Moreover, the desire to emphasize the breadth of the audience (where the treacherous term "middling" is deployed very freely to characterize what was most clearly an elite, indeed often noble, readership) and the willingness of the clerical teacher to place himself on a par with his lay audience, at points lead to special pleading and some rather unpersuasive readings. Turning briefly to the Miserere by the Renclus de Molliens, Waters quotes some lines (43) which reflect upon a key passage from Jeremiah, "the little ones have asked for bread." Ja mais mes pains nen iert entiers; / As povres, come lor rentiers, / Fraindrai mon pain d'ore en avant, writes the Renclus. Waters renders this as: "My bread will never be whole; / from now on I will break my bread / for the poor, as recipient of their dues," thus emphasizing not only the distribution of the bread of instruction to all, but the cleric's recognition of his mutual dependence on those who give him payment. But a more obvious reading for As povres, come lor rentiers would be "for the poor, just as for their landlords" [or, more likely, "those who exact dues from them"]--that is, a promise by the Renclus that he will extend his mission to all, not just the usual expected audience of the socially elite. This does not by any means explode Waters' larger arguments, but it is indicative of other moments in which the main thesis and perspective lead to over-reading or special pleading.

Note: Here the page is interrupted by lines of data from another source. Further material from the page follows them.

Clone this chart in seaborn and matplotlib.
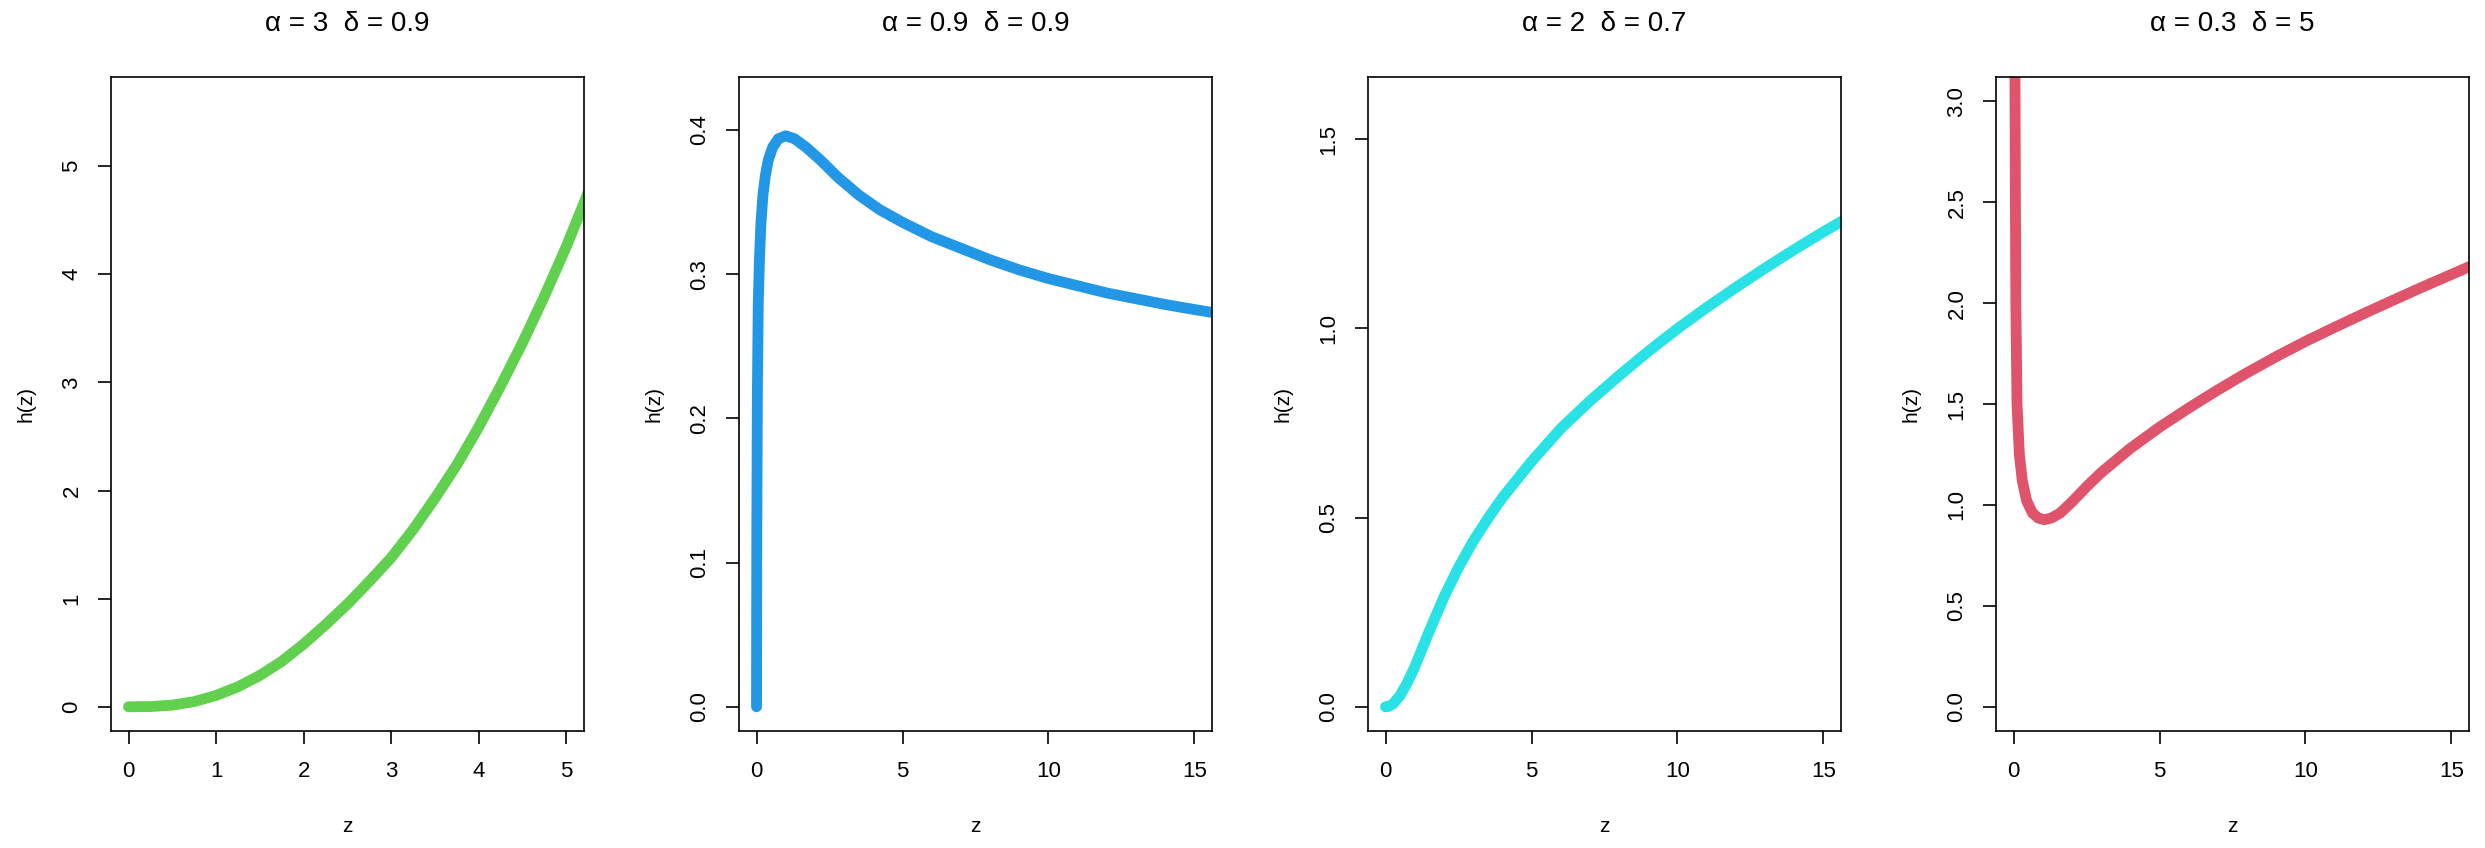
import numpy as np
import pandas as pd
import matplotlib
matplotlib.use("Agg")
import matplotlib.pyplot as plt
import seaborn as sns

sns.set_theme(style="ticks")
plt.rcParams["font.family"] = ["Liberation Sans", "DejaVu Sans"]

# values
titles = ["α = 3  δ = 0.9", "α = 0.9  δ = 0.9", "α = 2  δ = 0.7", "α = 0.3  δ = 5"]
colors = ["#61D04F", "#2297E6", "#28E2E5", "#DF536B"]

z1 = [0, 0.25, 0.5, 0.75, 1.0, 1.25, 1.5, 1.75, 2.0, 2.25, 2.5, 2.75, 3.0, 3.25, 3.5,
      3.75, 4.0, 4.25, 4.5, 4.75, 5.0, 5.25]
h1 = [0, 0.002, 0.015, 0.048, 0.105, 0.185, 0.29, 0.42, 0.58, 0.76, 0.95, 1.16, 1.38,
      1.64, 1.93, 2.24, 2.59, 2.97, 3.37, 3.80, 4.26, 4.76]

z2 = [0, 0.01, 0.03, 0.06, 0.1, 0.15, 0.22, 0.3, 0.4, 0.55, 0.75, 1.0, 1.3, 1.7, 2.2, 2.8,
      3.5, 4.2, 5, 6, 7, 8, 9, 10, 11, 12, 13, 14, 15, 15.7]
h2 = [0, 0.12, 0.22, 0.28, 0.31, 0.335, 0.355, 0.368, 0.379, 0.388, 0.394, 0.396, 0.394,
      0.388, 0.379, 0.367, 0.355, 0.345, 0.336, 0.326, 0.318, 0.310, 0.303, 0.297, 0.292,
      0.287, 0.283, 0.279, 0.2755, 0.2732]

z3 = [0, 0.1, 0.25, 0.5, 0.75, 1, 1.5, 2, 2.5, 3, 3.5, 4, 5, 6, 7, 8, 9, 10, 11, 12, 13,
      14, 15, 15.7]
h3 = [0, 0.001, 0.007, 0.03, 0.064, 0.105, 0.2, 0.29, 0.368, 0.437, 0.497, 0.552, 0.648,
      0.735, 0.808, 0.875, 0.939, 0.999, 1.055, 1.108, 1.159, 1.208, 1.255, 1.286]

z4 = [0.035, 0.05, 0.065, 0.08, 0.12, 0.2, 0.3, 0.45, 0.65, 0.85, 1.05, 1.3, 1.6, 2.0, 2.5,
      3, 4, 5, 6, 7, 8, 9, 10, 11, 12, 13, 14, 15, 15.7]
h4 = [3.8, 3.1, 2.5, 2.0, 1.5, 1.25, 1.12, 1.02, 0.96, 0.935, 0.927, 0.935, 0.96, 1.015,
      1.09, 1.16, 1.28, 1.385, 1.48, 1.57, 1.655, 1.735, 1.81, 1.88, 1.948, 2.014, 2.079,
      2.142, 2.186]

xlims = [(-0.2, 5.2), (-0.6, 15.6), (-0.6, 15.6), (-0.6, 15.6)]
ylims = [(-0.224, 5.824), (-0.0168, 0.4368), (-0.064, 1.664), (-0.12, 3.12)]
xticks = [[0, 1, 2, 3, 4, 5], [0, 5, 10, 15], [0, 5, 10, 15], [0, 5, 10, 15]]
yticks = [[0, 1, 2, 3, 4, 5], [0.0, 0.1, 0.2, 0.3, 0.4], [0.0, 0.5, 1.0, 1.5],
          [0.0, 0.5, 1.0, 1.5, 2.0, 2.5, 3.0]]
yfmt = ["%d", "%.1f", "%.1f", "%.1f"]

W, H = 2485, 848
lefts = [111, 739, 1368, 1996]
aw, ah, bottom = 473, 654, 848 - 731

fig = plt.figure(figsize=(W / 100, H / 100), dpi=100)
fig.patch.set_facecolor("white")

curves = [(z1, h1), (z2, h2), (z3, h3), (z4, h4)]
for i, (zz, hh) in enumerate(curves):
    ax = fig.add_axes([lefts[i] / W, bottom / H, aw / W, ah / H])
    ax.set_facecolor("white")
    df = pd.DataFrame({"z": zz, "h": hh})
    sns.lineplot(data=df, x="z", y="h", ax=ax, color=colors[i], linewidth=7.8,
                 solid_capstyle="round", solid_joinstyle="round", estimator=None)
    ax.set_xlim(*xlims[i])
    ax.set_ylim(*ylims[i])
    ax.set_xticks(xticks[i])
    ax.set_yticks(yticks[i])
    ax.set_yticklabels([yfmt[i] % v for v in yticks[i]], rotation=90, va="center")
    for s in ax.spines.values():
        s.set_visible(True)
        s.set_color("black")
        s.set_linewidth(1.2)
    ax.tick_params(axis="both", length=9.5, width=1.2, color="black",
                   labelsize=16, labelcolor="black")
    ax.tick_params(axis="x", pad=12)
    ax.tick_params(axis="y", pad=11)
    ax.set_xlabel("z", fontsize=15, color="black")
    ax.set_ylabel("h(z)", fontsize=15, color="black")
    ax.xaxis.set_label_coords(0.5, -(826 - 731) / ah)
    ax.xaxis.label.set_va("center")
    ax.yaxis.set_label_coords(-85 / aw, 0.5)
    ax.yaxis.label.set_va("center")
    ax.text(0.5, 1 + 53 / ah, titles[i], transform=ax.transAxes, ha="center",
            va="center", fontsize=20, color="black")
    ax.grid(False)

fig.savefig("out.png", dpi=100)
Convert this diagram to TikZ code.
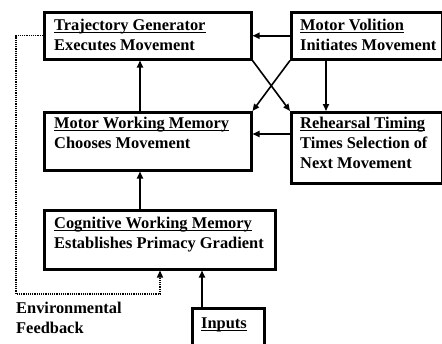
\documentclass[tikz,border=0pt]{standalone}
\usepackage{fontspec}
\setmainfont{Liberation Serif}
\usetikzlibrary{arrows.meta}
\newcommand\myul[1]{\setbox0\hbox{#1}\rlap{\rule[-3pt]{\wd0}{1.3pt}}\box0}
\tikzset{
  box/.style={draw, line width=2.5pt, anchor=north west, inner sep=0pt},
  txt/.style={anchor=base west, inner sep=0pt, font=\fontsize{16.4}{19}\selectfont\bfseries},
  arr/.style={line width=1.6pt, -{Triangle[length=7pt,width=6pt]}},
  fbline/.style={line width=1.2pt, densely dotted, -{Triangle[length=7pt,width=6pt]}}
}
\begin{document}
\begin{tikzpicture}[x=1pt,y=-1pt]
\useasboundingbox (0,0) rectangle (442,343);
\clip (0,0) rectangle (442,343);
% boxes
\node[box, minimum width=207pt, minimum height=47pt] (tg) at (43,11) {};
\node[box, minimum width=151pt, minimum height=47pt] (mv) at (290,11) {};
\node[box, minimum width=207pt, minimum height=58pt] (mwm) at (43,111) {};
\node[box, minimum width=151pt, minimum height=71pt] (rt) at (290,111) {};
\node[box, minimum width=231pt, minimum height=59pt] (cwm) at (43,209) {};
\node[box, minimum width=72pt, minimum height=45pt] (inp) at (191,307) {};
% texts
\node[txt] (tg1) at (54,30) {\myul{Trajectory Generator}};
\node[txt] (tg2) at (54,50) {Executes Movement};
\node[txt] (mv1) at (300,30) {\myul{Motor Volition}};
\node[txt] (mv2) at (300,50) {Initiates Movement};
\node[txt] (mwm1) at (54,128) {\myul{Motor Working Memory}};
\node[txt] (mwm2) at (54,148) {Chooses Movement};
\node[txt] (rt1) at (300,128) {\myul{Rehearsal Timing}};
\node[txt] (rt2) at (300,148) {Times Selection of};
\node[txt] (rt3) at (300,168) {Next Movement};
\node[txt] (cwm1) at (54,228) {\myul{Cognitive Working Memory}};
\node[txt] (cwm2) at (54,248) {Establishes Primacy Gradient};
\node[txt] (inp1) at (201,328) {\myul{Inputs}};
\node[txt] (ef1) at (16,313) {Environmental};
\node[txt] (ef2) at (16,333) {Feedback};
% connectors
\draw[arr] (mv.west) -- (tg.east);
\draw[arr] ([xshift=36pt]mv.south west) -- ([xshift=36pt]rt.north west);
\draw[arr] ([yshift=-23pt]rt.north west) -- ([yshift=-23pt]mwm.north east);
\draw[arr] ([xshift=97pt]mwm.north west) -- ([xshift=97pt]tg.south west);
\draw[arr] ([xshift=97pt]cwm.north west) -- ([xshift=97pt]mwm.south west);
\draw[arr] ([xshift=11pt]inp.north west) -- ([xshift=11pt]inp.north west |- cwm.south);
\draw[arr] (tg.south east) -- (rt.north west);
\draw[arr] (mv.south west) -- (mwm.north east);
\coordinate (fb) at (16,294);
\coordinate (fbx) at ([xshift=117pt]cwm.south west);
\draw[fbline] (tg.west) -| (fb) -| (fbx);
\end{tikzpicture}
\end{document}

In sum, I find myself not in full agreement with the book's overall argument--and frustrated at times at what it ignores in order to pursue that argument--but appreciative nonetheless of the attempt that it makes to bring French pastoral instruction into dialogue with the scholarship of medieval English literature. And I remain in full agreement with the author that scholars of that literature will find it productive to engage with these texts, which so often form the bedrock from which later Middle English writings arose.
1. Jean Delumeau, Sin and Fear: The Emergence of a Western Guilt Culture, 13th-18th Centuries, trans. E. Nicholson (New York: St Martin's Press, 1990); orig. Le péché et la peur (1983).
2. See the many articles now collected in G. Hasenohr, Textes de devotion et lectures spirituelles en langue romane (France, XIIe-XVIe siècle) (Turnhout: Brepols, 2015).